When Entrepreneurs get Real about their Failures

It’s okay to make mistakes; however, it is imperative to learn from them. Many entrepreneurs like to talk about their successes, but only a few admit their failures. Mistakes do happen, but this does not mean they need to slow down your momentum. Still, it’s time entrepreneurs get real about their failure to equip themselves for a better path forward. With all this said, with entrepreneurship comes risk. If you make it, the rewards can be excellent. However, you will discover that certain efforts do not bring success when you fail.

Lesson 1

Stay open and stay agile. You want to scale your business, and you put in a great deal of effort. You attend networking events such as trade shows, and your business development team works hard to promote your brand. Then you get a break: a large business shows interest in your brand. You can feel it at that point – you have made it. This is what happened to Mary Young. Young owned the Canada-based women’s underwear and loungewear, Mary Young. Mary broke a deal with Nordstrom, America’s luxury department store chain. However, Nordstrom’s legal department found an error with Mary Young’s product labels. This would have meant a total recall and loss of the business relationship with Nordstrom. Young researched the matter and found it legal to remove the labels and replace them with printed stickers reflecting the correct info on the price tags. Young had assumed that the rules in Canada were equally applied in the United States. Notwithstanding, smart thinking and the ability to innovate can win the day.

Lesson 2

Onwards and upwards. It’s a fairytale thinking to believe that successful businesses thrived of their own accord and grew quite effortlessly. Things do go wrong. Markets fluctuate, and clients are not all 100% loyal to a brand. Sometimes, it takes several failures to reach success. You might finally pitch your products to investors.
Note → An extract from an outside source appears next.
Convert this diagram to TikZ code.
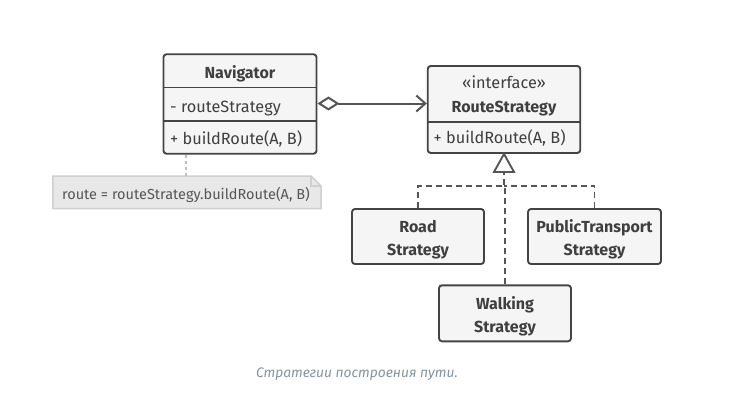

You may feel that it’s time to give up. However, one day, that silver lining appears – look at Gregory MacDonald from Bathorium. The entrepreneur received a big break when Bathorium’s products appeared on Good Morning America’s Deals & Steals segment. The team started to prepare for massive orders. Bathorium had 22,000 kg of development at their Chicago-based fulfillment center. Of this 22,000 kg of product, the company sold 85%. That was 7000 clients buying their products. The problem came in that Bathorium had neglected to determine the market they were selling to. Deals & Steals’ clientele were merely bargain shoppers, not loyalists. More so, only five clients returned. The result was that the stock in their fulfillment center wasn’t moving, and the costs for rent and payroll did not stop. Bathorium was heading to a disaster. Bathorium sold its piled-up stock at a discount to the right clients. The lesson is that sometimes things go south. Keep that in mind.

Lesson 3

Ideas and plans can fail; however, you are not a failure. Especially if a business is a privately owned venture, the risk is there that you would end up mixing business with pleasure. When things turn, they can become personal. You may have been busy for years with your side hustle, like your clothing brand, while still working at your regular job. Things are going well for you, and you are making the money you want. But then things change – your chilled manager leaves and is replaced by someone new. Someone implements drastic changes, including bringing in project managing apps to boost productivity. You are caught working at your side hustle during office hours, are fired, and go full-time with your clothing venture. However, now you lack the income from your regular job, so you get a partner, possibly your real-life partner, to take 30% of your business. Then, six months later, they leave you: you feel like a failure. A year on, things turn. You receive a new contract to supply a fashion department store. Things are looking better. The point is – yes, you make dumb decisions, but such random decisions do not make you a failure.